We could, if we wished, describe the Sierra thus: “D. XVVOL.II-15-IX; A. VOL.II-15-IX;” but we could see the fish alive and swimming, feel it plunge against the lines, drag it threshing over the rail, and even finally eat it. And there is no reason why either approach should be inaccurate. Spine-count description need not suffer because another approach is also used. Perhaps, out of the two approaches we thought there might emerge a picture more complete and even more accurate that either alone could produce (Steinbeck J, Ricketts E, 2001).

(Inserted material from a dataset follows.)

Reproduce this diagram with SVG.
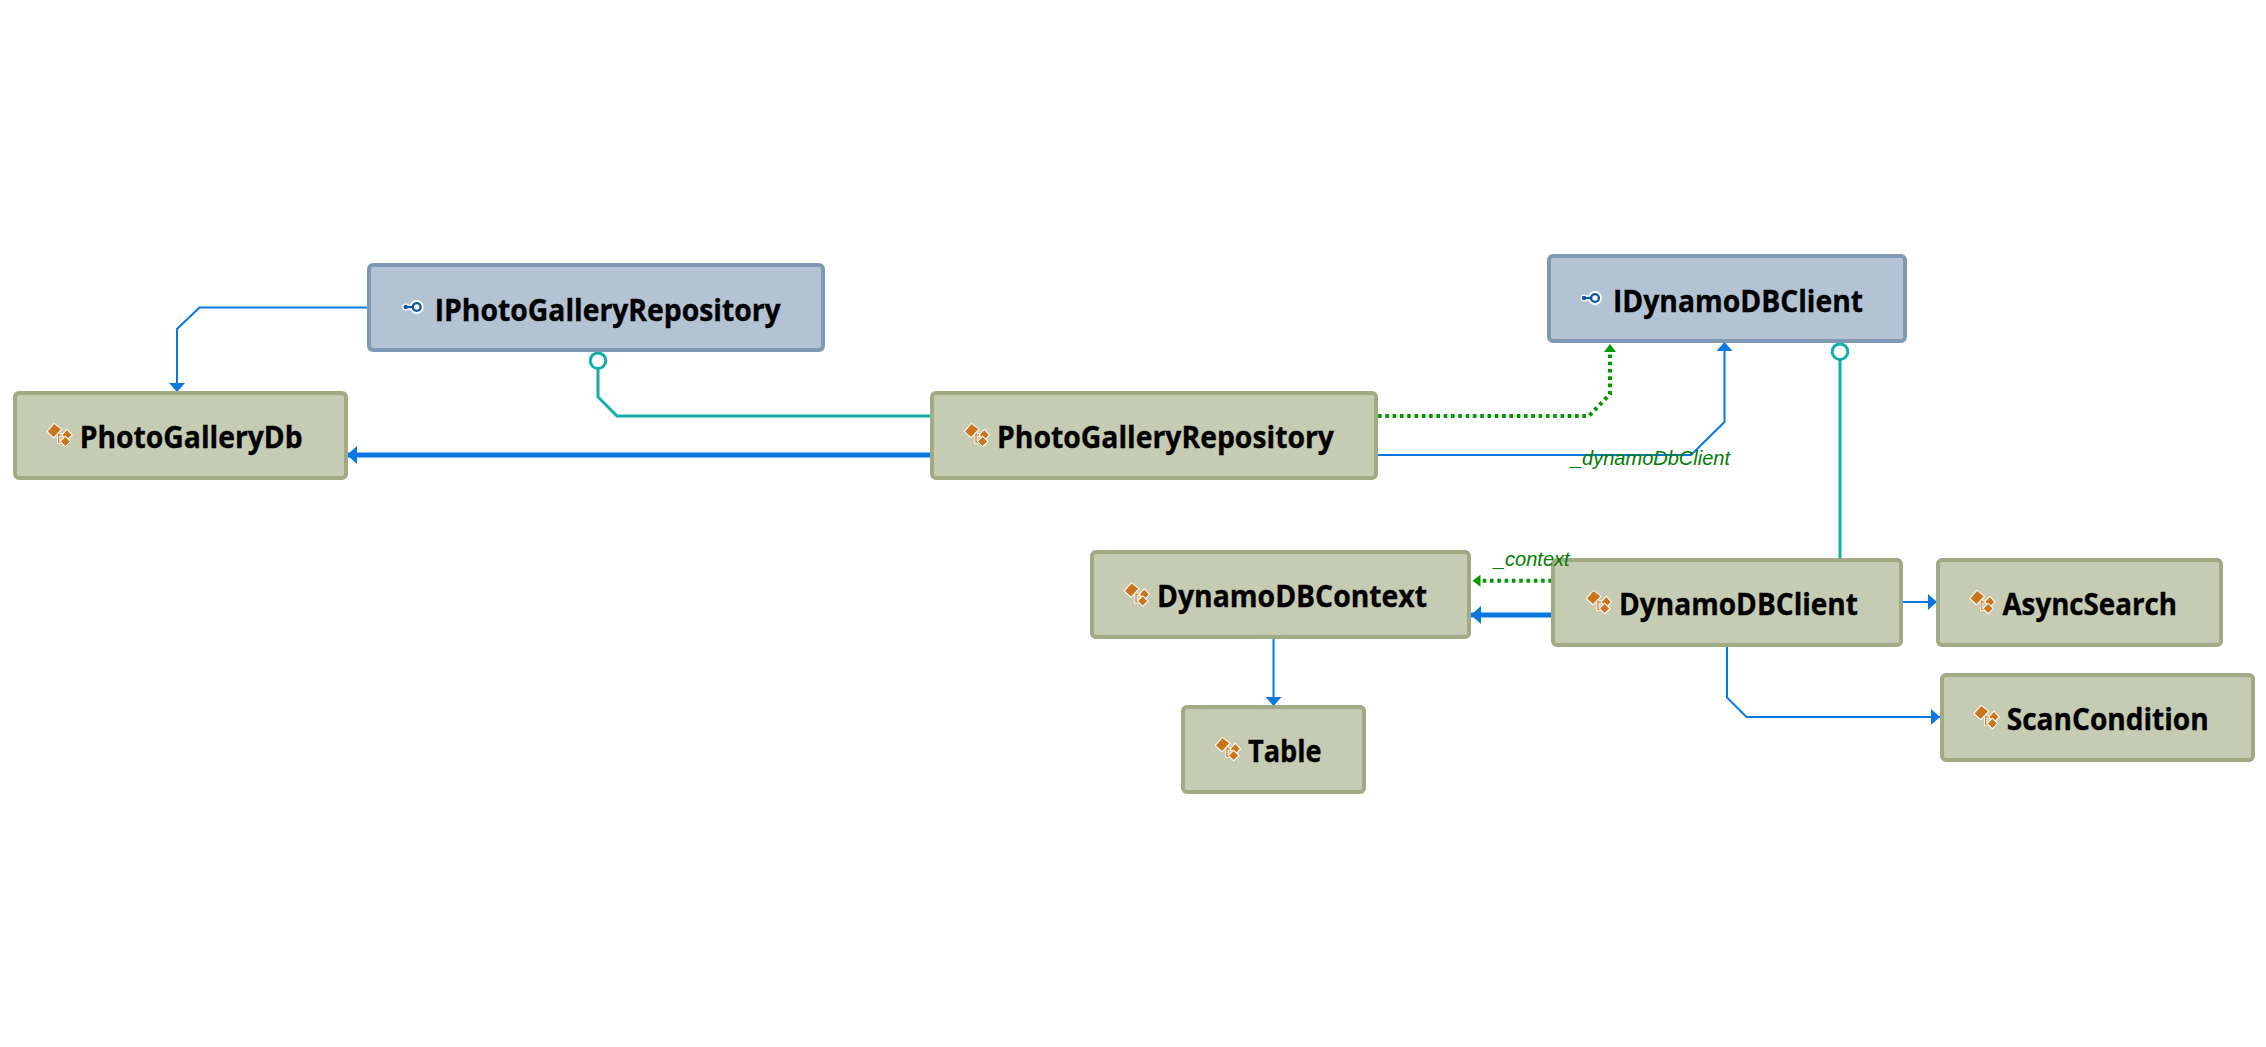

The fragment gives us a cascade of images, reflecting the needs of the researcher, and the tinkering of the novelist, but also the desire to eat. There is a numerical map of the fish, but also an image of what it is to struggle with, and haul in the animal. In the task of representation of complex relations, character-string notations (D. XVVOL.II…) are powerful instruments for learning; in the case of the Sierra, encoding spine counts to simplify classification and correlation. But for Steinbeck this cannot tell the whole story, and he suggests the incompleteness might be resolved by reflective and analogical approaches from the mind’s eye of the fisherman, and the novelist. Steinbeck and Ricketts are here engaged in dialectical admixture of their disciplines for that: to include the sea and the struggle to better know the fish.
Drawing into space
Exercising insights from the Steinbeck-Ricketts partnership, then, the performance of these drawings are the culmination of a rich bed of writing, drawing, and other forms of documentation that track their features and development, and ultimately their dis-appearance in space.
Taken as spectacle, what viewers will see at the time of their execution may not be particularly exhilarating. The phrase “point and shoot” about sums it up. But just as watching paint dry is not thrilling, in itself, a deeper understanding of the facts of the matter – for example oxidizing, polymerization, and molecular cross-linking, delivered in a range of representations from microscopy and animations, to time-lapse photography — enhances the experience with a compelling back-story, and an often beautiful, more complete (in Steinbeck’s terms) present of physical knowledge.
In the end, there are three drawings, graphs writ (absurdly) large, with an existence that is actually dubious from the point of view of the traditional consumers of Art production. Yet they are no less marks on surfaces than any other objects of connoisseurship in a frame, even if mark and surface are inscrutable, and the frame is a slurry of words and other representations.
Drawing in this deeply problematized context, the contemplation of their performance generates questions with intriguingly unstable answers — a condition to which any productive 21st art practice aspires. They are external representations with which we can only interact, so to speak, in the plan. In their essential in-visibility, they are free of aesthetics, cannot be directly apprehended (or at least, not for long). They are utterly free of use, cannot be exchanged, cannot exemplify or denote anything but some view on limitations.
And of course they may be wrong. But the diagrams are not merely rhetorical; they are drawn in fact. So we must also recognize a kind of impossibility built into the project. Their marks, somehow incorporated in the surfaces on which they are inscribed, are moving into place, following a deeply flawed plan, formulated under absurdly limited conditions of perspective. Long after artist and viewers are dead, long after their potential is exhausted, they will be tracing the fabricated cosmos of a small set of utterly ephemeral beings. Among other things, they finally represent a kind of romantic futility, reflecting something of the general condition of representation, at least from the perspectives of a painter and a cosmologist.
In short, they are graphical gestures that are equally matters of time and space, and fantasy as a function. Through their application onto the tangle of distortions and misunderstandings between what we know and what we do not, and perhaps cannot know, witnesses will have an opportunity to see drawings of becoming.